Posts tagged cliches

A Gumbo of Gumbos

September 6th, 2006

While checking for news on the Hungarian Bridge Naming Contest, I discovered that New Orleans and Budapest have even more in common than being subjected to ridiculous online polls.

It seems we’re both afflicted with tourists who butcher our cities’ names worst when they try to pronounce them most “accurately” (Boo-da-pesht is apparently the equivalent of N’Awlins), and journalists seem to find it exceptionally hard to write about either city without falling back on an arsenal of cliches, most of which revolve around foods beginning with the letter G.

Vandorlo of the Central Budapest Blog has dubbed such “semantic and cultural fudges” regarding Hungary goulash, so it only seems appropriate to call New Orleans and Louisiana chestnuts gumbo.

  • The number one gumbo is gumbo, of course.

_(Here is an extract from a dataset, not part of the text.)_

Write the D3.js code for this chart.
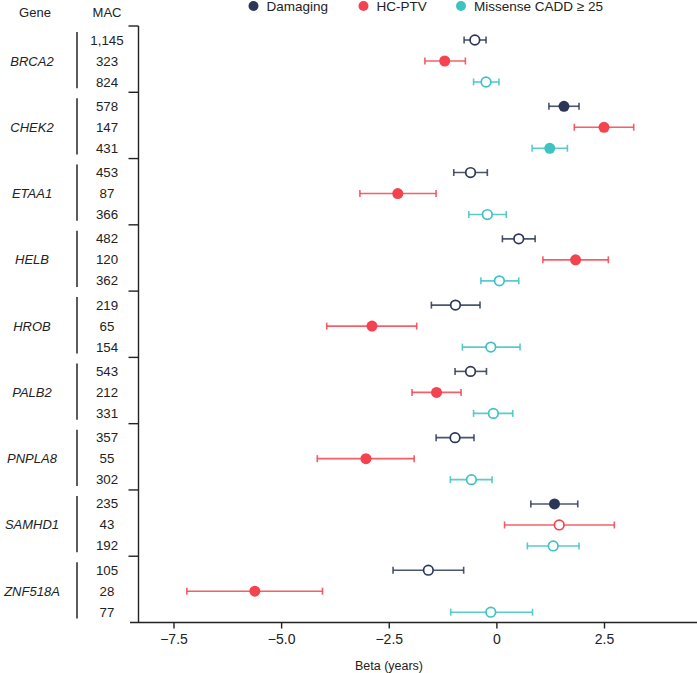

I don’t know whether Hungarian arts/music/culture etc. are ever referred to as “a goulash of xyz”, but I’ve grown a bit tired of hearing every mixture, aggregation, collection, or any other sort of group referred to as “a gumbo.” I realize there are plenty of local offenders, and it probably wouldn’t bother me as much if its use could be limited to people who know how to make a roux, or at the very least know what one is. And above all, no self-respecting Louisianan makes their gumbo toxic. Whatever foul soup it was that the Corps cooked up last year, gumbo it was not.
  • The hand-wringing “Should New Orleans be rebuilt?”: Forget about should. It was’t all gone to begin with, and it is being rebuilt. It isn’t going very quickly, but the reason for that is not that we’re waiting for the editorial staff at The Smallmindville Times to weigh in.
  • The Haves and the Have-Nots: The huge social and economic disparities in New Orleans are a very important topic, and I sincerely appreciate anyone who gives this topic a thoughtful, researched treatment. It’s not OK, however, to toss off a line or an allusion as if the whole story were The Looters versus Uptown Carnival Royalty — that does a disservice to the real issues of poverty and loss here.
  • New Orleans Music tributes that don’t include Hip Hop and/or Bounce: Full disclosure, I’m not a hip hop listener, and yes, plenty of the lyrics give me the creeps. But not liking it doesn’t make it OK to ignore the fact that it’s currently New Orleans’ most vital contribution to pop music. And besides, jazz was the vanguard of depravity once too. (Just picture: in a generation or two, pedantic aficionados hiding out in their basements with the entire ouevre of Cash Money Records on authentic period mp3 players, only pausing in their debates about the rise and fall of Master P to moan about the dangerous crap kids are listening to today.) Kelefa Sanneh at New York Times gets kudos for calling attention to the neglect of New Orleans hip hop, despite using the term “Gangsta Gumbo” in the title.
  • Stock photos/footage of Bourbon Street: I get all Uptown and pretend that it isn’t or shouldn’t be a part of the city, but it’s really not very representative unless it’s a tourism-specific topic. And do you really want your editor to know that’s all you did while you were here?
  • So there’s a few that have tended to particularly irk me. I’m still trying to catch up on my Katrina Anniversary media, but so far most of what I’ve seen hasn’t been too outrageous with cliches, although sometimes I’m bemused by the perspectives.